Abstract:
Objective Small object detection remains a significant and persistent challenge within the computer vision domain. This challenge is particularly acute in the context of drone aerial imagery, where objects captured from high altitudes appear extremely small, densely packed, and often exhibit blurred features due to low resolution and environmental factors. Traditional object detection algorithms frequently suffer from performance degradation in these scenarios, manifesting as high rates of missed detections and false positives. To address these critical limitations, this paper proposes a novel object detection algorithm named FFC-YOLO (FASFF-FreqFusion-CAA YOLO), which is built upon a frequency-aware feature fusion framework.
Methods The core of the FFC-YOLO algorithm lies in three systematic and synergistic innovations designed to enhance feature representation, fusion, and contextual understanding specifically for small and dense objects. First, to bolster multi-scale feature extraction, we redesign the detection head by incorporating a Four Adaptively Spatial Feature Fusion (Detect-FASFF) structure. This is augmented with an additional P2 detection layer dedicated to capturing finer-grained spatial information crucial for identifying minuscule targets. The FASFF mechanism leverages four adaptive branches to dynamically aggregate features across different scales, thereby significantly improving the model's sensitivity and discriminative power for small objects across varying sizes.Second, we comprehensively optimize the feature fusion pathway to counteract the information loss common in conventional sampling methods (e.g., up-sampling and down-sampling). We introduce a Frequency-aware Feature Fusion (FreqFusion) module. This module operates by decomposing features into different frequency components within the frequency domain, allowing for more deliberate and effective integration of high-frequency details (essential for edge and texture information of small objects) and low-frequency semantics. This FreqFusion module is then elegantly coupled with a Bidirectional Feature Pyramid Network (BiFPN) structure. The resulting fusion architecture enables efficient, multi-level bidirectional cross-scale information flow, effectively mitigating the problems of feature obliteration, category misclassification, and bounding box localization drift in scenes crowded with small objects.

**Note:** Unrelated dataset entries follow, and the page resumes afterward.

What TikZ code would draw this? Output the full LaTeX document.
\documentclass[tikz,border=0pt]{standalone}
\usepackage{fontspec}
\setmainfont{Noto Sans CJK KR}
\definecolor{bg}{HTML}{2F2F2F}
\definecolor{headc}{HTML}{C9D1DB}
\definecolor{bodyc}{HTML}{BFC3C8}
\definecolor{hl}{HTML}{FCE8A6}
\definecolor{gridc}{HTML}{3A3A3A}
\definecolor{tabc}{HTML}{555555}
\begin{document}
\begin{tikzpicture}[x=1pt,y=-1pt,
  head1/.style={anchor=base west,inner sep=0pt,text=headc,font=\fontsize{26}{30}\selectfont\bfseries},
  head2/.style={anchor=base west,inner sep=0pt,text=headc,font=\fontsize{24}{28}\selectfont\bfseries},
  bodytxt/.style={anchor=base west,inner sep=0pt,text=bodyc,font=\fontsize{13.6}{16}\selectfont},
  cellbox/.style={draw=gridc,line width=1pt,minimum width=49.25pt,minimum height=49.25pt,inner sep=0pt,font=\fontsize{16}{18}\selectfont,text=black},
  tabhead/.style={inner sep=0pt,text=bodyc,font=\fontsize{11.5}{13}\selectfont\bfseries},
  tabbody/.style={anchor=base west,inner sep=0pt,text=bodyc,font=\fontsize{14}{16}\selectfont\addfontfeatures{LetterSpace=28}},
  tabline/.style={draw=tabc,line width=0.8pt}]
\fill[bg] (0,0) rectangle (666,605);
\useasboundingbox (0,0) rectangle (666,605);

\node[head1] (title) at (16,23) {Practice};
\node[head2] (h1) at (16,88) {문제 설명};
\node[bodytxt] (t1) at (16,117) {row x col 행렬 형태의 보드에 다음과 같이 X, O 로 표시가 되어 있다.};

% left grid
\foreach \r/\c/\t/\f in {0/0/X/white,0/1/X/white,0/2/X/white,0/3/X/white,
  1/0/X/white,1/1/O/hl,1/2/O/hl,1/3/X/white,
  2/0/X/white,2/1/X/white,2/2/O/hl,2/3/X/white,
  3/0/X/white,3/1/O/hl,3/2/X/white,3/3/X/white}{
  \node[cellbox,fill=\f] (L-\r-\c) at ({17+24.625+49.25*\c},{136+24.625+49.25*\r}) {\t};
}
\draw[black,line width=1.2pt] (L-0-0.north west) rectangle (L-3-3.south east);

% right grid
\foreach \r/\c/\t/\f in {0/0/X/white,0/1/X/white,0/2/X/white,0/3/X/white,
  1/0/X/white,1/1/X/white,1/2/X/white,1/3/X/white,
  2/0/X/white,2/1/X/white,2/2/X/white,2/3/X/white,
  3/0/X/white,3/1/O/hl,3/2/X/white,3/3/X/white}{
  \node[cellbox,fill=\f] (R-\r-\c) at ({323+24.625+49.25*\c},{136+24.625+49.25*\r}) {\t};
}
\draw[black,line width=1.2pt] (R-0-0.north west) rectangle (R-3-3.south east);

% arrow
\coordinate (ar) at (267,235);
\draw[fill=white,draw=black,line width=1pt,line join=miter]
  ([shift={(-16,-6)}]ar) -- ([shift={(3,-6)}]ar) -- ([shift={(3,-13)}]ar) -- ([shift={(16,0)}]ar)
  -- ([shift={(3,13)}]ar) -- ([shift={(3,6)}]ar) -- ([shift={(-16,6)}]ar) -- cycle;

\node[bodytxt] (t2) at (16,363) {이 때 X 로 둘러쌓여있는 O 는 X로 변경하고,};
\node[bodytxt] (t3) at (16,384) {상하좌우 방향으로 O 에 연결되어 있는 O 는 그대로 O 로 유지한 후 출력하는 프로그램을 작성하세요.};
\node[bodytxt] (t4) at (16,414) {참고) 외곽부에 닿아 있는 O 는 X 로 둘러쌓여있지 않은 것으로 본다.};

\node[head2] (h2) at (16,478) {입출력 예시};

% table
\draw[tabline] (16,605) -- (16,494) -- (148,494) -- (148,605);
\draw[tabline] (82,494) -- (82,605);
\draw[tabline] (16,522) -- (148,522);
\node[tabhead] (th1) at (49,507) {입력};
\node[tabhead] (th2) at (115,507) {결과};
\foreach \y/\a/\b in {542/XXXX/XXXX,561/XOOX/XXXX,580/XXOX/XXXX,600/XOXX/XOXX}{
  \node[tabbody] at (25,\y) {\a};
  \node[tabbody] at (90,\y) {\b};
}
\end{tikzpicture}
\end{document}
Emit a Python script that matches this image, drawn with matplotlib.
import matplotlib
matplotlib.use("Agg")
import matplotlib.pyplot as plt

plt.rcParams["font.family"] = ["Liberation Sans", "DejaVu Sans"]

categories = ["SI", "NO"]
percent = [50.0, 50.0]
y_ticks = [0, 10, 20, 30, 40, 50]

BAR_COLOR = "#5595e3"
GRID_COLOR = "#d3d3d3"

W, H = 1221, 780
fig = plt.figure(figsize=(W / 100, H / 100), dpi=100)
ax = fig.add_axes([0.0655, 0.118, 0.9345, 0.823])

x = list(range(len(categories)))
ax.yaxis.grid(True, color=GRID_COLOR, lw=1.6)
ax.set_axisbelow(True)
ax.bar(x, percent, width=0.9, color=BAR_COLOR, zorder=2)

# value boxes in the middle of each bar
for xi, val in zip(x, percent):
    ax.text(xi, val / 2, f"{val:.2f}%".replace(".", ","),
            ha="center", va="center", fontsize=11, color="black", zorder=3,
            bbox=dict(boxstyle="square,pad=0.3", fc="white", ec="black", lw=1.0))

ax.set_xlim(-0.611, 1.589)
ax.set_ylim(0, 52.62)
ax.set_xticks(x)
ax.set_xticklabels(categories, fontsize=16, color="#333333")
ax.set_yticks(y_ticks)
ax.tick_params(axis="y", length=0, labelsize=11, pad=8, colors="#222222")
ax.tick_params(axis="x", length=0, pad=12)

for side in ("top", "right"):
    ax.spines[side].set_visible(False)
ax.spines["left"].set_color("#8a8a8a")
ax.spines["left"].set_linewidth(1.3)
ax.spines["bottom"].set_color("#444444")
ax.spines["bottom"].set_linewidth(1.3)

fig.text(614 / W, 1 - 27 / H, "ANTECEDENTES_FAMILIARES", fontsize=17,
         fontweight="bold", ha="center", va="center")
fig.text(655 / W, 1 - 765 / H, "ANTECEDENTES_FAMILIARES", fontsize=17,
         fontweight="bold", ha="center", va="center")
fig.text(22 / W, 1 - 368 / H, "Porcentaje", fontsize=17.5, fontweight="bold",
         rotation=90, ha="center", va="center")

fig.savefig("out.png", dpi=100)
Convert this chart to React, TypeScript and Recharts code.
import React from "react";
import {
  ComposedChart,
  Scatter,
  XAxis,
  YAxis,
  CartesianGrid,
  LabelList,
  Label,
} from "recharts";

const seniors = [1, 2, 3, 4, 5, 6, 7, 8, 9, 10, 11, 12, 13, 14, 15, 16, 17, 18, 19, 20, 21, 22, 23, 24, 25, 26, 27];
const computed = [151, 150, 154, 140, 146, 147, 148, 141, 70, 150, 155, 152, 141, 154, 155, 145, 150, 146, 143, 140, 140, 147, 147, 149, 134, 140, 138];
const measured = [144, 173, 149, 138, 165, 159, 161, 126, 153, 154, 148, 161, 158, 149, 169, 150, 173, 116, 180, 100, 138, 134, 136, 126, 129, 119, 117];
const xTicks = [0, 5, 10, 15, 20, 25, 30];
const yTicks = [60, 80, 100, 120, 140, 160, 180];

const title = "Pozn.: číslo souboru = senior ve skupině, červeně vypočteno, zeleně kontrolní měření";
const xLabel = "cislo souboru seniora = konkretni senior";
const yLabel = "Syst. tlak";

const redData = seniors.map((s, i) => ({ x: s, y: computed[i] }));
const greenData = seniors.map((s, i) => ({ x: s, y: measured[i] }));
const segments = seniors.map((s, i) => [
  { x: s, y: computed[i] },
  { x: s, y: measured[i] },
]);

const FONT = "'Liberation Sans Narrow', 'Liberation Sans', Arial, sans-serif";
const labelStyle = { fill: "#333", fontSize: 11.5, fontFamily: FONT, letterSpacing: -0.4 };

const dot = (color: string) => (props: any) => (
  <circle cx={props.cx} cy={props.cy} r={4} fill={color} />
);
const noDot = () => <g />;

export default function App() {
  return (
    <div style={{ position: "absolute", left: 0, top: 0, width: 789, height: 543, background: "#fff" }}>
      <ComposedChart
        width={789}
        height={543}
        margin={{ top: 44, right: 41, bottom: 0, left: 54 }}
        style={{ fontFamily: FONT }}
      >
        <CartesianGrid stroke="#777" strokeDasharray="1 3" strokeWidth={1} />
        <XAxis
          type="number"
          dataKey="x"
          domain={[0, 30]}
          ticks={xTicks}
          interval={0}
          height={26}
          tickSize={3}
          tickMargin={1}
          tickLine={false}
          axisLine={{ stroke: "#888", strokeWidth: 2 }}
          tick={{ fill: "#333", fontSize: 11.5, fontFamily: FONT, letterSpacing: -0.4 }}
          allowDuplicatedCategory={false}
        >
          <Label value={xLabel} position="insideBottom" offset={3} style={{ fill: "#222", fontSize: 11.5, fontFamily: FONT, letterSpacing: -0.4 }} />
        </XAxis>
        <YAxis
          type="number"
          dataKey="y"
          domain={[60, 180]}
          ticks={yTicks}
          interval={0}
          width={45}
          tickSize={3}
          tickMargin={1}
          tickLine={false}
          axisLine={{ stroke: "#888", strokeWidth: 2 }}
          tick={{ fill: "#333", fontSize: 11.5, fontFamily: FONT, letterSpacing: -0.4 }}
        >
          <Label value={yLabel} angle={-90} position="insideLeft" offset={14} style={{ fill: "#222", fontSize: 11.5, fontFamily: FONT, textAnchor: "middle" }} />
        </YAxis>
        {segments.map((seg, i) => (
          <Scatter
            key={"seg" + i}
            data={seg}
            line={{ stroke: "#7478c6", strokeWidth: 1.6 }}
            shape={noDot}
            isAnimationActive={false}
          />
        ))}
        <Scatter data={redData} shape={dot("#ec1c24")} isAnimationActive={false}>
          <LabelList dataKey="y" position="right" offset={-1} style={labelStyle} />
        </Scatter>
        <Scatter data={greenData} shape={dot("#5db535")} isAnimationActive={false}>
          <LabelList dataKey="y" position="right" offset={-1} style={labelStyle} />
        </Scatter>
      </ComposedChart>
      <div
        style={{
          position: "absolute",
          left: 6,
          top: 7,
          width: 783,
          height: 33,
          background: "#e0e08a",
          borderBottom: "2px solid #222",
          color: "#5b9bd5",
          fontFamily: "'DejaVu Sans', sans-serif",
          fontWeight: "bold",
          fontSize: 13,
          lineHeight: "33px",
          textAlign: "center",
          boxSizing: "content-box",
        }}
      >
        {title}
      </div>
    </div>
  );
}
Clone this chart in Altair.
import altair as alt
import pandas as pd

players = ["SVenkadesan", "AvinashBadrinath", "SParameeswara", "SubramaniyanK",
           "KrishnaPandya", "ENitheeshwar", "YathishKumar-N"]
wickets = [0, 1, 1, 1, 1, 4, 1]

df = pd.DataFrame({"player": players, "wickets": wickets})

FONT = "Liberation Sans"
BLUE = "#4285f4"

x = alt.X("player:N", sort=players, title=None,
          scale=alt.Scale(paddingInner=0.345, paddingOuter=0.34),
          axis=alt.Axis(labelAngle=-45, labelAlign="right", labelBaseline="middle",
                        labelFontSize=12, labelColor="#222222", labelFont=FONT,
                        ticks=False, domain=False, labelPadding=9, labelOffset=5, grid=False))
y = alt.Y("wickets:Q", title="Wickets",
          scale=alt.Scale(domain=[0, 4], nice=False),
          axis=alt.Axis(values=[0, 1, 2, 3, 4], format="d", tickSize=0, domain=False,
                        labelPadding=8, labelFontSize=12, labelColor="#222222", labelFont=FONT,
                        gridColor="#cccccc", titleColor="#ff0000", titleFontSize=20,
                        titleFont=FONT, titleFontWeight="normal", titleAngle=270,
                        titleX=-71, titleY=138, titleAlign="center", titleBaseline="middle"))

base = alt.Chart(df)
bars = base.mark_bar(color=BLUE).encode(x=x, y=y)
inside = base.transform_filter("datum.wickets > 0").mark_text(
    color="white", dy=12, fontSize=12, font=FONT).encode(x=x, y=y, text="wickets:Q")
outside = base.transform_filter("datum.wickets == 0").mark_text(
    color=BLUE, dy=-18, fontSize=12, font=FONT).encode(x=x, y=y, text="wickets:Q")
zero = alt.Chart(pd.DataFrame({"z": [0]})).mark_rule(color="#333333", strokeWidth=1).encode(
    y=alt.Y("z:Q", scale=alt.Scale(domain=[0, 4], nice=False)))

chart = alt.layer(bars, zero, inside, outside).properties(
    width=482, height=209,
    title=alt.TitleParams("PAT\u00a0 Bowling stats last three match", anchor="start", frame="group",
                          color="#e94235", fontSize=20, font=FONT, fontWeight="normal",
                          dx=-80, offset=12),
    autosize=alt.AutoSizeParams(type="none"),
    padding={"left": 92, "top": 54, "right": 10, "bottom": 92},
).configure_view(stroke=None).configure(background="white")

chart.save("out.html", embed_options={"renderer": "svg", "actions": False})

Third, to enhance the model's ability to leverage surrounding semantic context—a vital clue when object appearance is ambiguous—we integrate a Context Anchor Attention (CAA) mechanism into the C2PSA module. This attention mechanism functions by establishing dynamic associations between anchor points and their contextual surroundings, enabling the feature extraction process to selectively focus on and amplify informative regions around potential targets. This contextual awareness strengthens feature representation and aids in distinguishing small objects from complex backgrounds.
Results and Discussions The efficacy of the proposed FFC-YOLO algorithm is rigorously validated through extensive experiments on two benchmark datasets. On the public VisDrone2019 dataset, a standard benchmark for drone vision, FFC-YOLO achieves a mean Average Precision (mAP@0.5) of 40.0%. This represents a substantial performance gain of 8.0%, 7.6%, and 7.8% over the widely-recognized YOLO v8n, YOLOv10n, and YOLOv11n baselines, respectively. To further verify its generalization capability and prowess in detecting extremely small targets, we conducted additional experiments on a custom-built, challenging dataset named `tiny-data`, which contains three categories of progressively smaller persons (`sperson`, `lperson`, `wperson`). On this dataset, FFC-YOLO demonstrates superior results compared to the strong YOLOv11n baseline, with improvements of 9.2% in mAP@0.5, 8.7% in Precision (P), and 5.9% in Recall (R). These consistent gains across both public and private datasets robustly confirm that the FFC-YOLO algorithm possesses strong generalization ability and excels in the demanding task of drone-based aerial image analysis, particularly for long-range and dense small object detection.
Conclusions In conclusion, this paper presents a comprehensive and effective solution to the small object detection problem in aerial imagery. By innovating at the levels of feature extraction (FASFF head), feature fusion (FreqFusion-BiFPN), and contextual modeling (CAA attention), the FFC-YOLO framework successfully addresses key shortcomings of prior methods. The experimental evidence underscores its potential for practical application in UAV-based surveillance, traffic monitoring, and search-and-rescue operations. For future work, we plan to explore model compression techniques such as pruning and knowledge distillation to streamline the model for efficient deployment on resource-constrained edge devices, thereby bridging the gap between high accuracy and real-time performance.